Durant la 4e session, intitulée Ouvertures, l’historienne, Valentine Zuber (prof. à l’E.P.H.E., Paris), lors de son intervention : « Vers une nouvelle laïcité ? La République laïque à l’épreuve du religieux », a rappelé que la laïcité en France n’avait jamais été exempte de débats intenses et souvent passionnels. De la reconnaissance d’un pluralisme légal limité sous la période concordataire à la séparation des Églises et de l’État en 1905, l’État laïque ne s’est jamais désintéressé du fait religieux. Dans le contexte anxiogène marqué ces dernières années par plusieurs vagues terroristes à motivation religieuse, le libéralisme initial du principe de laïcité est de nouveau interrogé. Conçu à l’origine comme un cadre permettant la coexistence pacifique des diverses religions, la laïcité française tend à s’imposer de nos jours comme valeur de la République, s’opposant de plus en plus aux valeurs proprement religieuses. Dans ce contexte, il est essentiel de continuer à exercer l’esprit critique et spirituel à la fois. Dans son exposé intitulé « Difficultés du vivre-ensemble des communautés religieuses en Belgique et voies vers une concertation », le p. Dominique Verbeke (prêtre à Gand, Belgique) a souligné le fait que l’Orthodoxie ne se pensait presque jamais comme une « religion », mais était davantage perçue comme vie de communion, d’abord avec la Sainte-Trinité, puis avec le reste des communautés (familles, quartiers, cités, régions, pays, etc.). Comme telle, elle possède forcément une dimension culturelle plurielle et diverse. Or, notre monde mondialisé tend à uniformiser cette diversité. La pratique mise en place à Gand de rencontres interconfessionnelles et interreligieuses cherche à ré-ouvrir l’espace pour la rencontre et la découverte de l’autre, qui constitue le fondement du vivre-ensemble – un vivre-ensemble qui en perspective chrétienne ne peut pas se penser en termes négatifs et oppresseurs. L’Université de rentrée a été clôturée par l’exposé du p. Jivko Panev (ITO Saint-Serge) présentant le rapport entre

l’Église orthodoxe, exprimée dans ses diverses juridictions, et les régimes des cultes en France, rappelant le rapport entre la théologie eucharistique d’un côté, et la mise en place des lois associatives de 1901 et 1905 de l’autre.

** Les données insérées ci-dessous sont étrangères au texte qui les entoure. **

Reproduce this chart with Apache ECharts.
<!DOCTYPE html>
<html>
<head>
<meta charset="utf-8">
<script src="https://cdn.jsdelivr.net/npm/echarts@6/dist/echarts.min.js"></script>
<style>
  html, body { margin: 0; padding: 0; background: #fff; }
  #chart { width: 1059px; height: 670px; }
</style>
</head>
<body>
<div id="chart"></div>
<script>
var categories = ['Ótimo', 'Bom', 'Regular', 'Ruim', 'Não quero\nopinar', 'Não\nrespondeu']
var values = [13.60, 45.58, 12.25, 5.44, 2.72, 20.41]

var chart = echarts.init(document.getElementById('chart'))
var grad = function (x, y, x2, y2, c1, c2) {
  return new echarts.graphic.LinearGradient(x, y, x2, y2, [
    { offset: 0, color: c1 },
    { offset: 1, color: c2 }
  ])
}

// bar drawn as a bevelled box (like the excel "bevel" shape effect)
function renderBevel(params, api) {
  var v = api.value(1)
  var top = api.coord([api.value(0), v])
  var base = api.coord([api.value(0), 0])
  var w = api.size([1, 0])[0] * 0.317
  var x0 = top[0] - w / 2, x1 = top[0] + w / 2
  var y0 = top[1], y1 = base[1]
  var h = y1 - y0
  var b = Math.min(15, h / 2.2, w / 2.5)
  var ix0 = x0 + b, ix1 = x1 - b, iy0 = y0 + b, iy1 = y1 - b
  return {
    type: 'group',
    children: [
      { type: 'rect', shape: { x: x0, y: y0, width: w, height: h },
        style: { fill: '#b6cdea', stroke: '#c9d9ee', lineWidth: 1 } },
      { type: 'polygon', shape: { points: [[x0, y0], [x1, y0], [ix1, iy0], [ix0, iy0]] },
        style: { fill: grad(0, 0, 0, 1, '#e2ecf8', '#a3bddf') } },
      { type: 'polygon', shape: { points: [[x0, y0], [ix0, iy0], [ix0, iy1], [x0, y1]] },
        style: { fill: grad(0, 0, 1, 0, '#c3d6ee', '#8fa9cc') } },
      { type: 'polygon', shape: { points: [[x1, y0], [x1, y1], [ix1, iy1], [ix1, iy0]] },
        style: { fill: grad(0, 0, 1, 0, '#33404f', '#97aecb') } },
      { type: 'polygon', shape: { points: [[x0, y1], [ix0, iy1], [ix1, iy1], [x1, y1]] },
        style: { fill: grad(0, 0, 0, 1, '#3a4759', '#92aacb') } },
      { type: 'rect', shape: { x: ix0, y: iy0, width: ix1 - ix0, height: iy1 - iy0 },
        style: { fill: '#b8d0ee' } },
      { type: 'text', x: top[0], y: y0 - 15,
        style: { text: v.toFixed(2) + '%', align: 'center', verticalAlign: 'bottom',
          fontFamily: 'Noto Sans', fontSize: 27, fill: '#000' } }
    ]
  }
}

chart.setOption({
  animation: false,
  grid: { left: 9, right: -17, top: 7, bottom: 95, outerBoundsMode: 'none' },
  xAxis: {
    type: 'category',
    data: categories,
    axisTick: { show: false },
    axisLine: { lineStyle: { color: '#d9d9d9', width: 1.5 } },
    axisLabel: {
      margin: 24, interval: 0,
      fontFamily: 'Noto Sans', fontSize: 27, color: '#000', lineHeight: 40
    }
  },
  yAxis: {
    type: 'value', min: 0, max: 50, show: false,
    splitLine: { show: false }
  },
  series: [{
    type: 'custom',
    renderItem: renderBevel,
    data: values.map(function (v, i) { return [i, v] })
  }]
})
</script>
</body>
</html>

En présentant les incompréhensions quant à la mise en place et l’organisation du vivre-ensemble suggéré par ces lois associatives, il a proposé quelques pistes de réflexions dont pourraient bénéficier en premier lieu les communautés ecclésiales.

L’enregistrement partiel de ces riches interventions sera bientôt disponible en ligne sur le site de l’Institut Saint-Serge. Les Actes de cette université de rentrée seront publiés prochainement.